Thursday, May 10, 2012

Magic beans and horticultural therapy for all ages

I have been reflecting on a great piece called Magic Beans on  Rebecca Altman tells a story about her household with a toddler in melt-down at dinner time.  She shares that it all turns around with a trip to the garden to pick some pole beans that her son had planted with his grandfather.

She marvels at how the simple act of harvesting, preparing and eating beans fresh from the garden made things "all better."  The article is loaded with links to books and articles touting the benefits of involving young people, urban and rural alike, in the production of food.  The connection between improving their emotional well-being, encouraging healthy food choices, and developing knowledge about food and how it is produced equals huge dividends for the overall health of our nation.

I am really interested in helping people know more about food and in helping people who are isolated from rural America - animals, plants, and open spaces - to have access to this environment.  There continues to be a huge gap between those who produce our food and those who only consume our food.  This gap leads to misunderstandings and false information that feeds an "us against them" perspective.  In reality, we all want a safe, healthy and abundant food supply.

Altman's article hit home for me and my upbringing.  My parents have always been huge gardeners and my mom is an expert at preserving food through canning.  Many of my childhood memories involve working together around plants and animals, cooking and home keeping, and outdoor activities.  While reading the article, I found myself feeling thankful for an upbringing that involved being engaged in growing our own food from my earliest days.  There is a fabulous picture of me in a diaper, just at the age where I learned to walk, covered in dirt, and standing atop a huge pile of potatoes.  I couldn't look happier.

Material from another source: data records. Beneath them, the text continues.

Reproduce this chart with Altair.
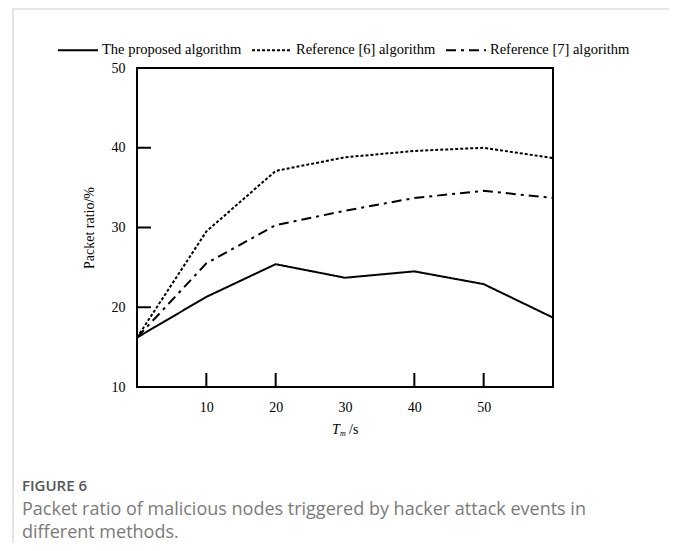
import altair as alt
import pandas as pd

# ---- data ----
time_s = [0, 10, 20, 30, 40, 50, 60]
proposed = [16.2, 21.3, 25.4, 23.7, 24.5, 22.9, 18.7]
ref6 = [16.2, 29.5, 37.1, 38.8, 39.6, 40.0, 38.7]
ref7 = [16.2, 25.5, 30.3, 32.1, 33.7, 34.6, 33.7]
series_names = ["The proposed algorithm", "Reference [6] algorithm", "Reference [7] algorithm"]
x_tick_labels = [10, 20, 30, 40, 50]
y_tick_labels = [10, 20, 30, 40, 50]
x_tick_marks = [10, 20, 40, 50]
y_tick_marks = [20, 30, 40]
caption_title = "FIGURE 6"
caption_lines = ["Packet ratio of malicious nodes triggered by hacker attack events in",
                 "different methods."]

rows = []
for name, vals in zip(series_names, [proposed, ref6, ref7]):
    for t, v in zip(time_s, vals):
        rows.append({"t": t, "v": v, "series": name})
df = pd.DataFrame(rows)

W, H = 416, 319
SERIF = "Liberation Serif"
SANS = "Open Sans"

xscale = alt.Scale(domain=[0, 60], nice=False, zero=False)
yscale = alt.Scale(domain=[10, 50], nice=False, zero=False)

x_axis = alt.Axis(values=x_tick_labels, ticks=False, domain=False, grid=False,
                  labelFont=SERIF, labelFontSize=14, labelFontWeight="normal", labelColor="black",
                  labelPadding=13, title=None)
y_axis = alt.Axis(values=y_tick_labels, ticks=False, domain=False, grid=False,
                  labelFont=SERIF, labelFontSize=14, labelFontWeight="normal", labelColor="black",
                  labelPadding=12, title="Packet ratio/%", titleFont=SERIF,
                  titleFontSize=14, titleFontWeight="normal", titleColor="black",
                  titlePadding=15)

dummy = pd.DataFrame({"a": [0]})

border = alt.Chart(dummy).mark_rect(filled=False, stroke="#dddddd", strokeWidth=1.5).encode(
    x=alt.value(-124), x2=alt.value(536), y=alt.value(-59), y2=alt.value(540)
)

lines = alt.Chart(df).mark_line(color="black", strokeWidth=2).encode(
    x=alt.X("t:Q", scale=xscale, axis=x_axis),
    y=alt.Y("v:Q", scale=yscale, axis=y_axis),
    strokeDash=alt.StrokeDash("series:N",
                              scale=alt.Scale(domain=series_names,
                                              range=[[1, 0], [3, 2], [10, 5, 3, 5]]),
                              legend=alt.Legend(title=None, orient="none", legendX=-80, legendY=-39,
                                                direction="horizontal", symbolType="stroke",
                                                symbolSize=1600, symbolStrokeWidth=2,
                                                symbolStrokeColor="black",
                                                labelFont=SERIF, labelFontSize=14.5, labelColor="black",
                                                labelFontWeight="normal",
                                                labelOffset=3, columnPadding=6, padding=0,
                                                labelLimit=300)),
    order="t:Q",
)

xt = alt.Chart(pd.DataFrame({"t": x_tick_marks})).mark_rule(color="black", strokeWidth=2).encode(
    x=alt.X("t:Q", scale=xscale, axis=None), y=alt.value(H), y2=alt.value(H - 14)
)
yt = alt.Chart(pd.DataFrame({"v": y_tick_marks})).mark_rule(color="black", strokeWidth=2).encode(
    y=alt.Y("v:Q", scale=yscale, axis=None), x=alt.value(0), x2=alt.value(14)
)

xt_T = alt.Chart(dummy).mark_text(text="T", font=SERIF, fontStyle="italic", fontSize=14,
                                   align="left", baseline="middle", color="black").encode(
    x=alt.value(195), y=alt.value(362))
xt_m = alt.Chart(dummy).mark_text(text="m", font=SERIF, fontStyle="italic", fontSize=8,
                                   align="left", baseline="middle", color="black").encode(
    x=alt.value(203), y=alt.value(366))
xt_s = alt.Chart(dummy).mark_text(text="/s", font=SERIF, fontSize=14,
                                   align="left", baseline="middle", color="black").encode(
    x=alt.value(212), y=alt.value(362))

cap_title = alt.Chart(dummy).mark_text(text=caption_title, font=SANS, fontWeight=600, fontSize=15,
                                       align="left", baseline="middle", color="#555555").encode(
    x=alt.value(-115), y=alt.value(418))
cap1 = alt.Chart(dummy).mark_text(text=caption_lines[0], font=SANS, fontSize=18,
                                  align="left", baseline="alphabetic", color="#7a7a7a").encode(
    x=alt.value(-115), y=alt.value(447))
cap2 = alt.Chart(dummy).mark_text(text=caption_lines[1], font=SANS, fontSize=18,
                                  align="left", baseline="alphabetic", color="#7a7a7a").encode(
    x=alt.value(-115), y=alt.value(470))

chart = alt.layer(border, lines, xt, yt, xt_T, xt_m, xt_s, cap_title, cap1, cap2).properties(
    width=W, height=H,
    autosize=alt.AutoSizeParams(type="none"),
    padding={"left": 129, "top": 60, "right": 116, "bottom": 156},
    background="white",
).resolve_axis(x="independent", y="independent").configure_view(stroke="black", strokeWidth=2)

chart.save("out.html", embed_options={"renderer": "svg", "actions": False})
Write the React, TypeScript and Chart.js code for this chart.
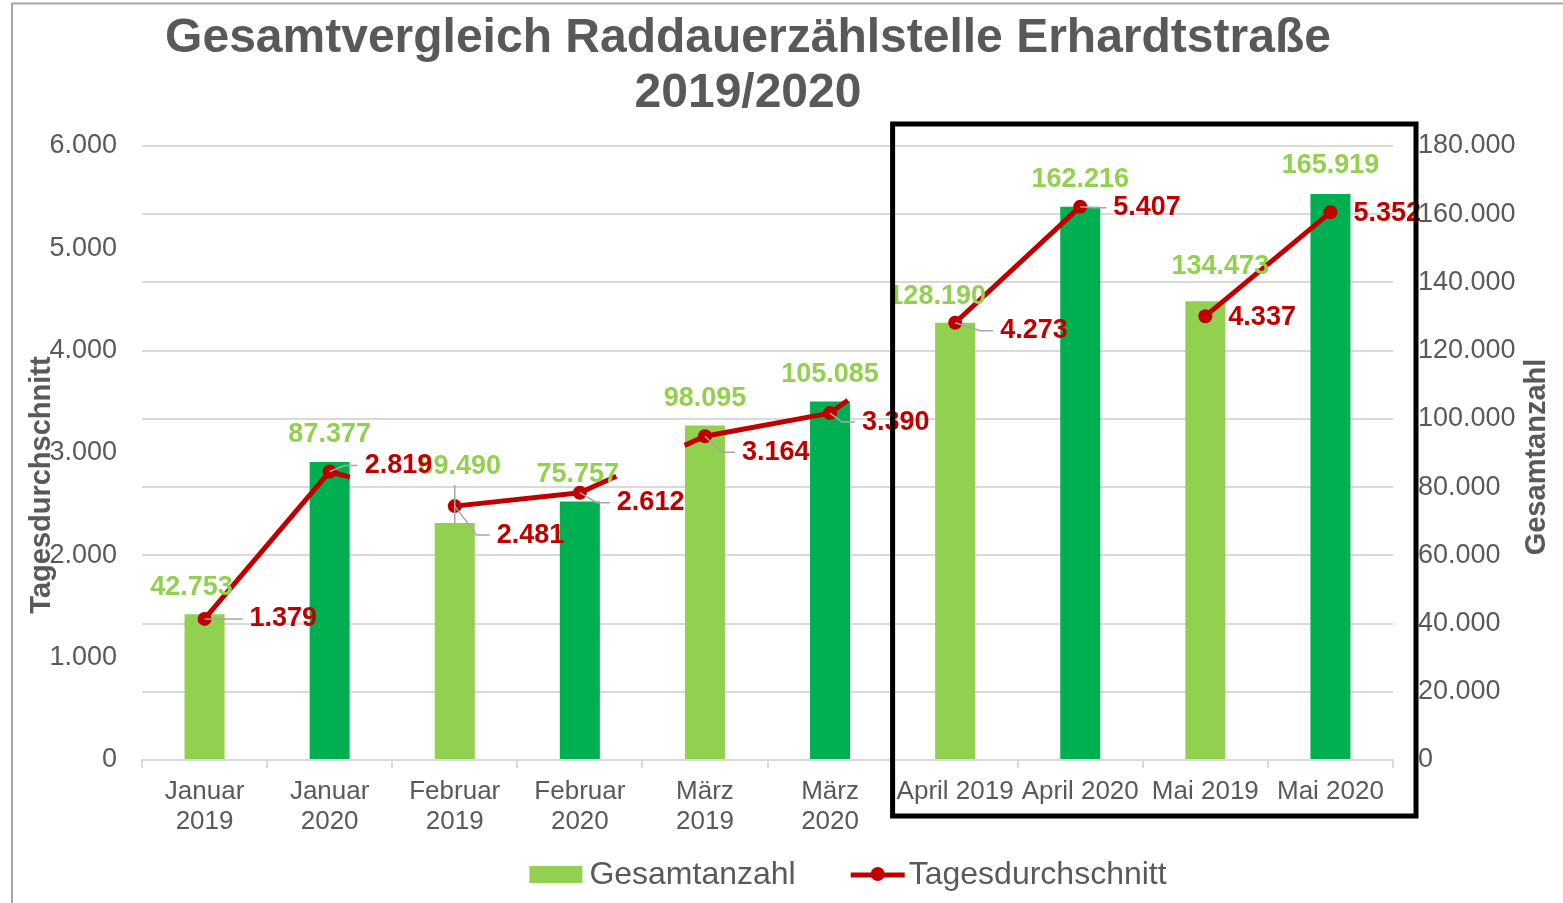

This is the beginning of garden season when the seeds we have planted are starting to produce delicious radishes, arugula, and leaf lettuce.  We are about a month away from tomatoes and I can't wait!  My most peaceful moments are when my husband and I are working together in the garden or planting flowers (like we did tonight after work).  Pulling weeds and getting my hands dirty is the best therapy after a long day.

This connection to the earth, our food, and my upbringing draws me back to my family - my roots.  I am so thankful for them and the foundation they gave me.

Photo from a farmer's market in Chicago in 2010.